The development comes after the city announced a public meeting -- slated for Aug. 7 -- where officials with the United States Postal Service will discuss their plans to vacate the existing space at 400 S. Clinton St. to relocate to a smaller space nearby.
Jeff Davidson, Iowa City's director of planning and community development, said, in discussions with the U.S. Postal Service's real estate specialist, it was clear that the postal service intends to stay downtown. He wasn't aware of whether the U.S. Postal Service had decided on a specific location, and said those details would likely be divulged during the meeting next week.
Davidson said the post office intends to lease a new space, meaning the city's involvement in the move would be minimal.
"We will do what we can to try and facilitate the move if that's what they decide to do," Davidson said. "It would certainly be a priority for the city to keep them downtown."
The Iowa City Post Office currently resides in a building owned by the U.S. General Services Administration, which manages federal property. The Johnson County Board of Supervisors has been in conversations with the U.S. General Services Administration about acquiring land south of the Johnson County Courthouse -- where a federal parking lot resides -- for several years. That space is also owned by the U.S. General Services Administration. At one time, there were discussions of using the land to build a new Johnson County Justice Center.

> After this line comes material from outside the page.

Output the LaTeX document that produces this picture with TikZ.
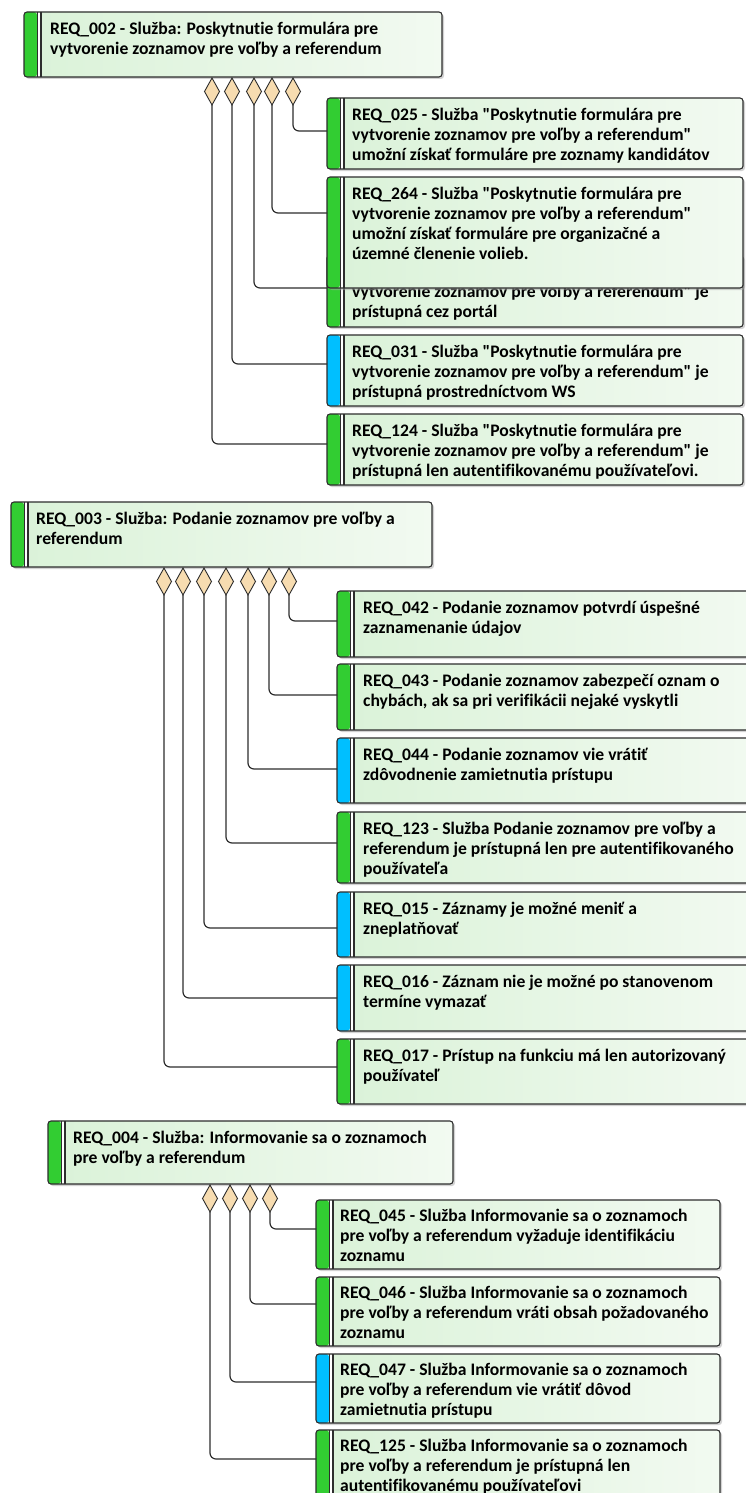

"We've heard for some time that the post office was looking to downsize and I think nationally the volume of business in the post office is a fraction of what it used to be and it's trending in that direction with all the electronic communication, so I do think it's an issue that's being dealt with by post offices all over the country," Davidson said.
Richard Watkins, Corporate Communications for the U.S. Postal Service out of Kansas City, said the move, to a smaller building with a cheaper lease, will not lead to employee layoffs. More specific details on a location or developer were not immediately available Wednesday. He said the U.S. Postal Service is losing $25 million per day, even after reducing its cost base by more than $16 billion and reducing its career workforce, with layoffs, by 202,000 since 2006.
Though it remains unclear exactly where the new post office will be, Davidson said if it remains in the same area, it will likely be one of many developments in the city's Riverfront Crossings development.
"It's definitely going to be an exciting place for the next ten years, and we want to keep the post office in there, I think that's an important facility for the community to have in the downtown area," Davidson said.
Davidson said the public meeting next week is likely the first step in the process of moving the post office. He said he, Iowa City Manager Tom Markus, and Iowa City Mayor Matt Hayek will likely be in attendance. The meeting is open to the public, and U.S. Postal Service officials will be available to discuss public comments and questions.
The meeting is in Emma Harvat Hall, 410 E. Washington St. from 10 to 11 a.m.